Short exercise >>
Skip all pictures, then copy the lines from the start of the data through the line with "const width = 450, height = 938;", keeping both ends.
##########
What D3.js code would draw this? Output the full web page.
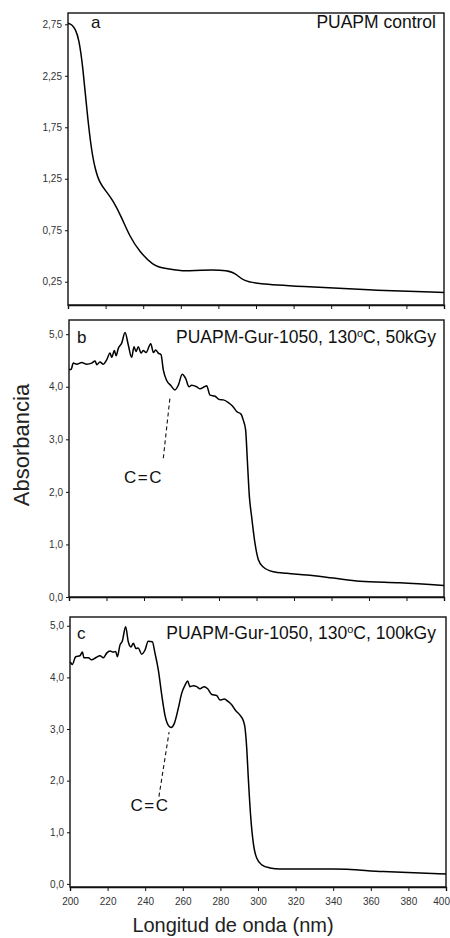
<!DOCTYPE html>
<html>
<head>
<meta charset="utf-8">
<script src="https://cdn.jsdelivr.net/npm/d3@7"></script>
<style>
  body { margin: 0; background: #fff; }
  svg { display: block; font-family: "Liberation Sans", Arial, Helvetica, sans-serif; }
  .tick text { fill: #333; font-size: 10px; }
  .tick line, .domain { stroke: #111; }
</style>
</head>
<body>
<svg id="chart"></svg>
<script>
const width = 450, height = 938;

// wavelength (nm), absorbance
const controlSpectrum = [
  [200, 2.76], [202, 2.75], [204, 2.70], [205.8, 2.61], [207.9, 2.34], [210, 1.92],
  [212.4, 1.53], [214.5, 1.34], [216.8, 1.21], [220.4, 1.125], [223.9, 1.04],
  [228.4, 0.88], [232.8, 0.69], [238.1, 0.54], [245.2, 0.41], [250.6, 0.38],
  [261.2, 0.35], [270, 0.365], [286, 0.365], [289.7, 0.32], [293.2, 0.26],
  [300.3, 0.23], [323.5, 0.205], [359, 0.17], [400, 0.145]
];

const spectrum50kGy = [
  [200, 4.33], [201.1, 4.33], [202.3, 4.45], [204.1, 4.43], [206.8, 4.46], [209.4, 4.43],
  [212.1, 4.45], [213.9, 4.49], [214.8, 4.42], [216.5, 4.47], [218.3, 4.43],
  [220.1, 4.51], [221.9, 4.64], [222.8, 4.56], [224.2, 4.69], [225.1, 4.59],
  [226.3, 4.73], [228.1, 4.83], [229.9, 5.03], [231.6, 4.80], [233.4, 4.56],
  [234.7, 4.76], [235.7, 4.67], [237, 4.76], [238.4, 4.64], [239.6, 4.69],
  [241.1, 4.65], [243.6, 4.82], [245, 4.65], [246.2, 4.70], [247.6, 4.64],
  [249.1, 4.61], [250.3, 4.32], [252.1, 4.12], [254.4, 4.02], [256.5, 3.94],
  [258.3, 4.03], [260.4, 4.24], [262.2, 4.16], [264, 4.00], [265.4, 4.03],
  [268.1, 4.00], [269.9, 3.96], [272.2, 4.00], [273.4, 4.02], [275.2, 3.84],
  [277.9, 3.82], [280, 3.76], [282.3, 3.75], [285, 3.70], [287.3, 3.63],
  [289.4, 3.53], [291.7, 3.48], [292.9, 3.37], [294.2, 3.18], [295.1, 2.61],
  [296.2, 1.91], [297.4, 1.53], [299.2, 1.02], [301, 0.71], [303.6, 0.57],
  [309, 0.48], [316.1, 0.45], [326.8, 0.42], [341, 0.36], [355.2, 0.30],
  [376.5, 0.27], [400, 0.22]
];

const spectrum100kGy = [
  [200, 4.30], [200.5, 4.28], [201.2, 4.25], [203, 4.40], [205.3, 4.42], [206.6, 4.49],
  [207.4, 4.38], [209.7, 4.38], [211.5, 4.34], [213.7, 4.38], [216, 4.42],
  [217.7, 4.38], [219.5, 4.47], [221.3, 4.51], [223, 4.49], [224.3, 4.50],
  [225.2, 4.40], [226.6, 4.63], [227.8, 4.70], [229.6, 4.98], [231, 4.69],
  [232.4, 4.59], [233.7, 4.66], [235.1, 4.56], [236.3, 4.57], [238.1, 4.45],
  [239.9, 4.53], [241.6, 4.70], [243.8, 4.69], [245.2, 4.47], [247, 4.14],
  [248.8, 3.66], [250.5, 3.27], [252.3, 3.07], [253.7, 3.03], [255.5, 3.11],
  [257.6, 3.40], [259.4, 3.69], [261.2, 3.85], [262.6, 3.93], [263.8, 3.82],
  [265.6, 3.84], [267.4, 3.82], [269.1, 3.78], [271.4, 3.82], [273.2, 3.78],
  [275.4, 3.67], [278, 3.65], [279.8, 3.56], [282.1, 3.58], [284.2, 3.53],
  [286, 3.47], [288.1, 3.36], [290.4, 3.27], [292.2, 3.16], [293.1, 3.02],
  [294, 2.63], [294.8, 2.08], [296.1, 1.31], [297.5, 0.79], [299.3, 0.50],
  [302, 0.37], [306.4, 0.31], [311.7, 0.29], [340, 0.29], [366.6, 0.24], [400, 0.19]
];

const xTicks = [200, 220, 240, 260, 280, 300, 320, 340, 360, 380, 400];
const yTicksControl = [0.25, 0.75, 1.25, 1.75, 2.25, 2.75];
const yTicksIrradiated = [0, 1, 2, 3, 4, 5];

const panelLetters = ["a", "b", "c"];
const panelTitles = [
  ["PUAPM control"],
  ["PUAPM-Gur-1050, 130", "o", "C, 50kGy"],
  ["PUAPM-Gur-1050, 130", "o", "C, 100kGy"]
];

// C=C band marker: dashed line [from, to] and label spot, in data units
const bandMarks = [
  null,
  { line: [[250.3, 2.64], [253.9, 3.81]], label: [239.7, 2.17] },
  { line: [[247.3, 1.69], [252.7, 2.94]], label: [242.6, 1.42] }
];

const loc = d3.formatLocale({ decimal: ",", thousands: ".", grouping: [3], currency: ["", ""] });

// layout per panel (pixels)
const panels = [
  { data: controlSpectrum, yTicks: yTicksControl, fmt: loc.format(".2f"),
    x0: 68, x1: 444, top: 13, bottom: 305, yDomain: [0.024, 2.86], titleY: 28, showX: false },
  { data: spectrum50kGy, yTicks: yTicksIrradiated, fmt: loc.format(".1f"),
    x0: 69, x1: 444, top: 320, bottom: 597, yDomain: [0, 5.27], titleY: 343, showX: false },
  { data: spectrum100kGy, yTicks: yTicksIrradiated, fmt: loc.format(".1f"),
    x0: 70, x1: 446, top: 617, bottom: 887, yDomain: [-0.06, 5.17], titleY: 639, showX: true }
];

const svg = d3.select("#chart")
              .attr("width", width)
              .attr("height", height);

panels.forEach((p, i) => {
  const x = d3.scaleLinear().domain([200, 400]).range([p.x0, p.x1]);
  const y = d3.scaleLinear().domain(p.yDomain).range([p.bottom, p.top]);
  const g = svg.append("g");

  // frame
  g.append("rect")
   .attr("x", p.x0).attr("y", p.top)
   .attr("width", p.x1 - p.x0).attr("height", p.bottom - p.top)
   .attr("fill", "none")
   .attr("stroke", "#111")
   .attr("stroke-width", 1.4);

  const xAxis = d3.axisBottom(x).tickValues(xTicks).tickSize(4).tickPadding(7)
                  .tickFormat(p.showX ? d3.format("d") : "");
  g.append("g")
   .attr("transform", `translate(0,${p.bottom})`)
   .call(xAxis)
   .call(a => a.select(".domain").attr("stroke-width", 1.4))
   .call(a => a.selectAll(".tick text").attr("font-size", 10.5))
   // last label sits at the page edge: keep it inside
   .call(a => a.selectAll(".tick text").filter(d => d === 400)
               .attr("text-anchor", "end").attr("x", 3.5));

  const yAxis = d3.axisLeft(y).tickValues(p.yTicks).tickSize(3).tickPadding(3).tickFormat(p.fmt);
  g.append("g")
   .attr("transform", `translate(${p.x0},0)`)
   .call(yAxis)
   .call(a => a.select(".domain").remove());

  const line = d3.line()
                 .x(d => x(d[0]))
                 .y(d => y(d[1]))
                 .curve(i === 0 ? d3.curveBasis : d3.curveMonotoneX);

  g.append("path")
   .datum(p.data)
   .attr("d", line)
   .attr("fill", "none")
   .attr("stroke", "#000")
   .attr("stroke-width", 1.5)
   .attr("stroke-linejoin", "round");

  // panel letter
  g.append("text")
   .attr("x", i === 0 ? 91 : 77)
   .attr("y", p.titleY)
   .attr("font-size", 17)
   .attr("fill", "#111")
   .text(panelLetters[i]);

  // title, with raised "o" for degrees
  const t = g.append("text")
             .attr("x", 436)
             .attr("y", p.titleY)
             .attr("text-anchor", "end")
             .attr("font-size", 17.5)
             .attr("fill", "#111");
  const parts = panelTitles[i];
  t.append("tspan").text(parts[0]);
  if (parts.length > 1) {
    t.append("tspan").attr("dy", -6).attr("font-size", 11).text(parts[1]);
    t.append("tspan").attr("dy", 6).text(parts[2]);
  }

  const mark = bandMarks[i];
  if (mark) {
    g.append("line")
     .attr("x1", x(mark.line[0][0])).attr("y1", y(mark.line[0][1]))
     .attr("x2", x(mark.line[1][0])).attr("y2", y(mark.line[1][1]))
     .attr("stroke", "#111")
     .attr("stroke-width", 1.1)
     .attr("stroke-dasharray", "4,3");
    g.append("text")
     .attr("x", x(mark.label[0]))
     .attr("y", y(mark.label[1]))
     .attr("text-anchor", "middle")
     .attr("font-size", 17)
     .attr("letter-spacing", 1.5)
     .attr("fill", "#111")
     .text("C=C");
  }
});

svg.append("text")
   .attr("transform", "translate(28.5,445) rotate(-90)")
   .attr("text-anchor", "middle")
   .attr("font-size", 22)
   .attr("fill", "#222")
   .text("Absorbancia");

svg.append("text")
   .attr("x", 233)
   .attr("y", 932)
   .attr("text-anchor", "middle")
   .attr("font-size", 20)
   .attr("fill", "#222")
   .text("Longitud de onda (nm)");
</script>
</body>
</html>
##########
In response >>
What D3.js code would draw this? Output the full web page.
<!DOCTYPE html>
<html>
<head>
<meta charset="utf-8">
<script src="https://cdn.jsdelivr.net/npm/d3@7"></script>
<style>
  body { margin: 0; background: #fff; }
  svg { display: block; font-family: "Liberation Sans", Arial, Helvetica, sans-serif; }
  .tick text { fill: #333; font-size: 10px; }
  .tick line, .domain { stroke: #111; }
</style>
</head>
<body>
<svg id="chart"></svg>
<script>
const width = 450, height = 938;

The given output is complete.